Now that George W. Bush has a plan for health care it's official: The issue is back.
Four years ago a presidential candidate wouldn't be caught dead talking about health care. Talk about the uninsured, health alliances and universal coverage pretty much died with the Clinton health plan. Health moved to the bottom of the public opinion polls.
But as the number of uninsured Americans began creeping up to its current 44 million and as more and more people have become disillusioned with the rigors of managed care, it became an issue that Bush finally decided this week he could not cede to his opponent, Al Gore.
"Bush really anguished with his advisors, worried if he didn't come up with anything significant, maybe it would be better not to be active on the issue," said Robert Blendon, a Harvard University professor who has tracked public opinion on health care for more than a decade. "They decided there's enough interest to do something on this problem or else it would look like he was neglecting a major issue."
The cornerstone of the Texas governor's plan is to give the uninsured up to $2,000 in tax credits so they can go on the open market and buy coverage.
Gore's plan would mainly help children and their families. His proposal relies on an expansion of Medicaid, the health-care plan for the poor, and the Child Health Insurance Program, the state-administered federal program that helps low-income children.
While the details of their plans are different, both take an incremental approach. There are no sweeping plans on either candidate's mind. And that's probably just fine with the majority of the American public. "This is not the era to try to cover everyone," says Blendon.
Not surprisingly, Democrats and health-care advocates charge Bush's plan doesn't go far enough. They say the $2,000 in tax credits he is proposing wouldn't enable the poor to buy health insurance because family policies typically cost more than that.
But Republicans and business interests say Bush has it right -- that the purchase of health care should remain a free-market issue. They want to avoid a government-run system at all costs.

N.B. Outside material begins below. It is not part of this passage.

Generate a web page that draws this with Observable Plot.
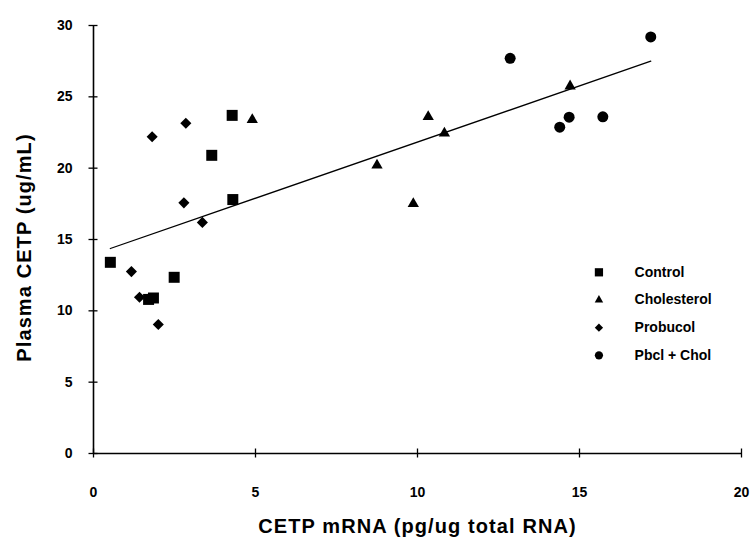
<!DOCTYPE html>
<html><head><meta charset="utf-8">
<script src="https://cdn.jsdelivr.net/npm/d3@7"></script>
<script src="https://cdn.jsdelivr.net/npm/@observablehq/plot@0.6"></script>
<style>body{margin:0;background:#fff} svg{display:block}</style>
</head><body><div id="chart"></div>
<script>
// ---- data ----
const groups = ["Control", "Cholesterol", "Probucol", "Pbcl + Chol"];
const controlX = [0.52, 1.70, 1.85, 2.49, 3.65, 4.28, 4.30];
const controlY = [13.4, 10.8, 10.9, 12.35, 20.9, 23.7, 17.8];
const cholX = [4.90, 8.75, 9.87, 10.33, 10.83, 14.71];
const cholY = [23.4, 20.2, 17.5, 23.6, 22.45, 25.75];
const probX = [1.81, 2.85, 2.79, 3.36, 1.17, 1.42, 2.00];
const probY = [22.2, 23.15, 17.57, 16.2, 12.75, 10.95, 9.04];
const pcX = [12.86, 14.39, 14.68, 15.72, 17.20];
const pcY = [27.7, 22.87, 23.57, 23.6, 29.2];
const xTicks = [0, 5, 10, 15, 20];
const yTicks = [0, 5, 10, 15, 20, 25, 30];
const xTitle = "CETP mRNA (pg/ug total RNA)";
const yTitle = "Plasma CETP (ug/mL)";

// ---- build table ----
const series = [
  {name: groups[0], xs: controlX, ys: controlY, symbol: "square", r: 6.2},
  {name: groups[1], xs: cholX, ys: cholY, symbol: "triangle", r: 4.2},
  {name: groups[2], xs: probX, ys: probY, symbol: "diamond2", r: 5.0},
  {name: groups[3], xs: pcX, ys: pcY, symbol: "circle", r: 5.5}
];
const points = series.flatMap(s => s.xs.map((x, i) => ({group: s.name, x, y: s.ys[i]})));

// layout
const W = 751, H = 542, mL = 93, mR = 10, mT = 25, mB = 89;
const frameW = W - mL - mR, frameH = H - mT - mB, half = 4.5;

// legend placement (in data units of the chart)
const legendSymbolX = 15.6, legendTextX = 16.7, legendTop = 12.7, legendStep = 1.94;

const font = "'Liberation Sans', Arial, Helvetica, sans-serif";

const marks = [
  Plot.linearRegressionY(points, {x: "x", y: "y", ci: 0, stroke: "black", strokeWidth: 1.3}),
  ...series.map(s => Plot.dot(points.filter(d => d.group === s.name),
    {x: "x", y: "y", symbol: s.symbol, r: s.r, fill: "black", stroke: "none"})),
  ...series.map((s, i) => Plot.dot([s.name],
    {x: () => legendSymbolX, y: () => legendTop - i * legendStep, symbol: s.symbol, r: s.r * 0.75, fill: "black", stroke: "none"})),
  Plot.text(groups, {x: () => legendTextX, y: (d, i) => legendTop - i * legendStep, text: d => d,
    textAnchor: "start", fontSize: 14, fontWeight: "bold", fill: "black"}),
  Plot.ruleX([0], {stroke: "black", strokeWidth: 1.6}),
  Plot.ruleY([0], {stroke: "black", strokeWidth: 1.6}),
  // tick marks crossing the axis lines
  Plot.tickX(xTicks, {x: d => d, insetTop: frameH - half, insetBottom: -half, stroke: "black", strokeWidth: 1.3}),
  Plot.tickY(yTicks, {y: d => d, insetLeft: -half, insetRight: frameW - half, stroke: "black", strokeWidth: 1.3}),
  Plot.axisX(xTicks, {tickSize: 0, tickPadding: 34, fill: "black",
    fontSize: 14, fontWeight: "bold", label: null, tickFormat: d => d}),
  Plot.axisY(yTicks, {tickSize: 0, tickPadding: 21, fill: "black",
    fontSize: 14, fontWeight: "bold", label: null, tickFormat: d => d}),
  Plot.text([xTitle], {frameAnchor: "bottom", lineAnchor: "middle", textAnchor: "middle", dy: 73,
    fontSize: 20, fontWeight: "bold", fill: "black"}),
  Plot.text([yTitle], {frameAnchor: "left", lineAnchor: "middle", textAnchor: "middle", dx: -69, dy: 8, rotate: -90,
    fontSize: 20, fontWeight: "bold", fill: "black"})
];

const chart = Plot.plot({
  width: W,
  height: H,
  marginLeft: mL,
  marginRight: mR,
  marginTop: mT,
  marginBottom: mB,
  x: {domain: [0, 20]},
  y: {domain: [0, 30]},
  style: {fontFamily: font, background: "#fff", color: "black"},
  marks
});
// slightly wider lettering for the two axis titles, as in the scanned original
chart.querySelectorAll("text").forEach(t => {
  if (t.textContent === xTitle || t.textContent === yTitle) t.setAttribute("letter-spacing", "1.1");
});
document.getElementById("chart").appendChild(chart);
</script>
</body></html>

Robert Desposada, president of the Hispanic Business Roundtable, says even if $2,000 a year won't pick up the whole tab for a family's insurance, it will be enough of a help that business may pick up the rest.
"The fact is the problem with a good chunk of the uninsured is that these are people who work for small businesses and the service industry whose companies do not offer health insurance," said Desposada, who owns a public relations firm in Alexandria, Va.
"This is an approach I think will be helpful. I can't give my employees $2,000 a year. I can give you a part of the difference that it will take for you to get health insurance."
Bush's plan is also similar to bipartisan proposals in both the Senate and House. House Majority Leader Richard Armey, R-Texas, and Rep. Cal Dooley, D-Calif., introduced a bill a couple of weeks ago that is also tax-credit based. The same measure has been introduced in the Senate by Sen. John Breaux, D-La., and Sen. Bill Frist, R-Tenn., who is also a heart-transplant surgeon.
But Families USA, a health-care advocacy group that has been pushing for universal coverage, calls Bush's proposal "a trivial response to a serious problem."
Families USA executive director Ron Pollack says that a typical family health plan costs $5,000 to $6,000 a year and even with the $2,000 tax credit, that leaves a $3,000 to $4,000 balance that won't be picked up by employers and would be unaffordable for low-wage families. To many health-care advocates, Gore's proposal looked paltry when set beside former Sen. Bill Bradley's plan for getting to universal coverage quickly.
But if forced to choose between Bush's plan and Gore's plan, they will side with the vice president. Beyond the issue of how many people would be covered under each plan, Brookings Institution senior fellow Henry Aaron worries that Bush's plan might erode the employer-based coverage by creating a shift toward individual coverage.
"If we unwind the system of workplace-based coverage, short of having subsidies larger than anyone is talking about, then we'll discover at the end of the day that we have fewer people insured than more," Aaron contends. Since companies buy health insurance policies in bulk, the process keeps costs down, Aaron said. Without that buying power, the individual market has more overhead and administrative costs.
Blendon sees a road to compromise on the issue. While he doesn't believe any such deal could surface during the campaign season, Blendon thinks the two proposals could work simultaneously.
"I could see that for people at the most modest end the public programs are extended, but for people who are working and have a bit higher income you could have tax credits," Blendon says. "That's a basis for a compromise."